There are other positives I could enumerate. The light and warmth available to us in February. The cold salty ocean and the feeling of wriggling around in the surf after sundown. The staggering sight of the stars in Big Cypress.
There are times I’m running on the Gordon River Greenway and it’s so spectacularly quiet, as if the water molecules in the air are dampening the vibrations of modern life—traffic, planes, and the rest—and the noises of insects are a background sound to my animal brain. I’m running through this unfamiliar land feeling like I could, yes I could, find some happiness here.
When it’s November and still hot and I miss the contemplative, northeastern autumns of my youth and I’m down here so far away from all that but I’ve just finished a good run, red-cheeked and relishing, even in the barefaced beating-back of the bright sun and the constant warmth.
When it’s finally twilight and the cool sweeps in on a soft breeze and I think: this could be a new kind of autumn for my soul.
When I think: what if adult life is, at its core, the practice of growing accustomed to the situation in which you find yourself?
But I also wonder: Am I wrong for wanting more?
Sunset on the Gulf.
The Gordon River Greenway, Dirt Trail.
Footnotes:
South Florida is literally sinking into the sea. I often think about how this will happen gradually and then, with one bad hurricane, all at once—how nobody is likely to dismantle this place before it’s gone.
Some European nations, like Sweden, Scotland, and the UK, recognize the right to roam, which allows people to access certain stretches of private land for select uses, like walking. In the UK, rambling—walking long stretches of countryside—is a popular pastime. Because property rights in the United States include the right to exclude others, no such right to roam exists.

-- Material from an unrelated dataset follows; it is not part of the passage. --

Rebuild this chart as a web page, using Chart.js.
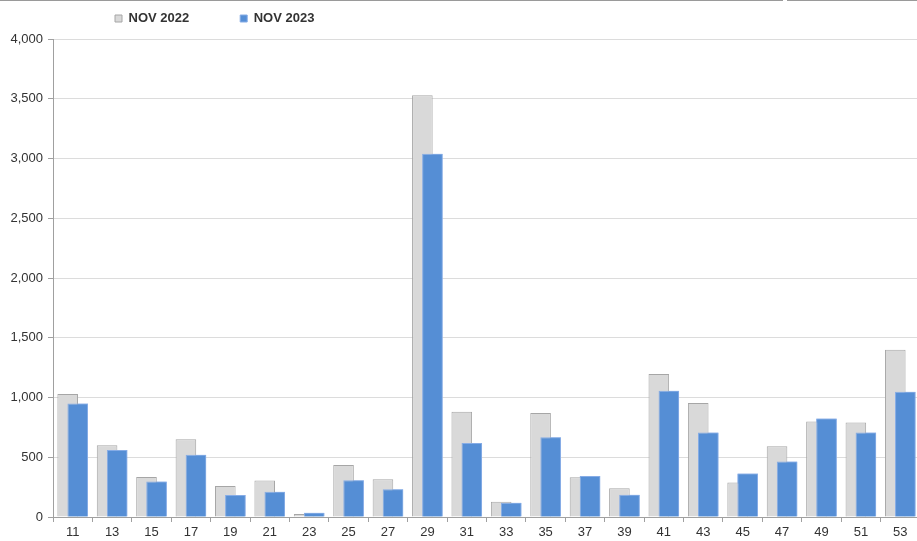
<!DOCTYPE html>
<html>
<head>
<meta charset="utf-8">
<script src="https://cdn.jsdelivr.net/npm/chart.js@4/dist/chart.umd.min.js"></script>
<style>
  html, body { margin: 0; padding: 0; background: #fff; overflow: hidden; }
  #wrap { position: relative; width: 917px; height: 541px; overflow: hidden; }
  canvas { position: absolute; left: 0; top: 0; }
  .rule { position: absolute; top: 0; height: 1px; background: #9a9a9a; }
</style>
</head>
<body>
<div id="wrap">
  <canvas id="chart" width="920" height="541"></canvas>
  <div class="rule" style="left:0;width:783px"></div>
  <div class="rule" style="left:787px;width:130px"></div>
</div>
<script>
// Category labels (x axis)
const categories = ['11','13','15','17','19','21','23','25','27','29','31','33','35','37','39','41','43','45','47','49','51','53'];

// Series values
const nov2022 = [1030, 600, 335, 650, 260, 305, 25, 435, 315, 3530, 880, 128, 870, 333, 240, 1197, 955, 288, 593, 800, 790, 1400];
const nov2023 = [950, 560, 298, 520, 185, 212, 36, 308, 232, 3040, 620, 120, 668, 344, 187, 1057, 707, 363, 464, 825, 707, 1049];

// Y axis tick values
const yTicks = [0, 500, 1000, 1500, 2000, 2500, 3000, 3500, 4000];

const AXIS_GREY = '#a0a0a0';
const TEXT = '#333333';
const FONT = 'Liberation Sans, Arial, sans-serif';

// Places the legend at a fixed spot above the plot and fixes its height
const legendPlacer = {
  id: 'legendPlacer',
  beforeUpdate(chart) {
    const lg = chart.legend;
    if (lg && !lg._fixedFit) {
      const fit = lg.fit.bind(lg);
      lg.fit = function () { fit(); this.height = 39; };
      lg._fixedFit = true;
    }
  },
  afterLayout(chart) {
    const lg = chart.legend;
    if (!lg) return;
    const pad = lg.options.labels.padding;
    lg.left = 115 - pad;
    lg.top = 20 - pad - 8;
  }
};

// The overlapping 2023 bars are painted again so they sit over the 2022 bars
const frontSeries = {
  id: 'frontSeries',
  afterDatasetsDraw(chart) {
    const meta = chart.getDatasetMeta(1);
    if (meta.visible) meta.controller.draw();
  }
};

const fmt = v => v.toLocaleString('en-US');

new Chart(document.getElementById('chart'), {
  type: 'bar',
  data: {
    labels: categories,
    datasets: [
      {
        label: 'NOV 2022', data: nov2022,
        backgroundColor: '#d9d9d9', borderColor: '#a6a6a6', borderWidth: 1
      },
      {
        label: 'NOV 2023', data: nov2023,
        backgroundColor: '#558ed5', borderColor: '#86ace6', borderWidth: 1
      }
    ]
  },
  options: {
    responsive: false,
    animation: false,
    layout: { padding: 0 },
    datasets: {
      bar: { categoryPercentage: 0.51, barPercentage: 2.05 }
    },
    plugins: {
      tooltip: { enabled: false },
      legend: {
        position: 'top',
        align: 'start',
        labels: {
          boxWidth: 7,
          boxHeight: 7,
          padding: 51,
          color: TEXT,
          font: { family: FONT, size: 13, weight: 'bold' }
        }
      }
    },
    scales: {
      x: {
        type: 'category',
        offset: true,
        grid: {
          display: true, offset: true, drawOnChartArea: false, drawTicks: true,
          tickLength: 5, tickColor: AXIS_GREY, color: AXIS_GREY
        },
        border: { display: true, color: AXIS_GREY, width: 1 },
        ticks: {
          color: TEXT, padding: 3, maxRotation: 0, autoSkip: false,
          font: { family: FONT, size: 13 }
        },
        afterFit: s => { s.height = 24; }
      },
      y: {
        min: 0,
        max: 4000,
        afterBuildTicks: s => { s.ticks = yTicks.map(v => ({ value: v })); },
        grid: { color: '#dcdcdc', tickColor: AXIS_GREY, tickLength: 5, lineWidth: 1 },
        border: { display: true, color: AXIS_GREY, width: 1 },
        ticks: {
          color: TEXT, padding: 5,
          font: { family: FONT, size: 13 },
          callback: v => fmt(v)
        },
        afterFit: s => { s.width = 53; }
      }
    }
  },
  plugins: [legendPlacer, frontSeries]
});
</script>
</body>
</html>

Many of these workers are Hispanic and spend more time here than the largely white snowbird crowd whose properties they are maintaining. You could easily make the argument that they are more “Naples” than their employers.
The beach! Great democratic watering hole—where people of all ages can coexist in relative peace. Where little is needed except for a towel and a bathing suit. Where one can practice modesty and be situated in something approaching community. Yes, the beach. How much better it must be to consume the same thing by yourself.
Fences and gates, even if deployed preventatively, affect how you perceive the world. They’re a visual reminder of danger. They say: you are a little less safe than you think.
I find it interesting that just as the people of Florida have a skewed perspective of the people of D.C (i.e., “Crime!”), many of our friends in D.C. reacted with similar bias towards their idea of the people of Florida when we told them we were moving here (i.e., “Florida man! Eccentric crime!”).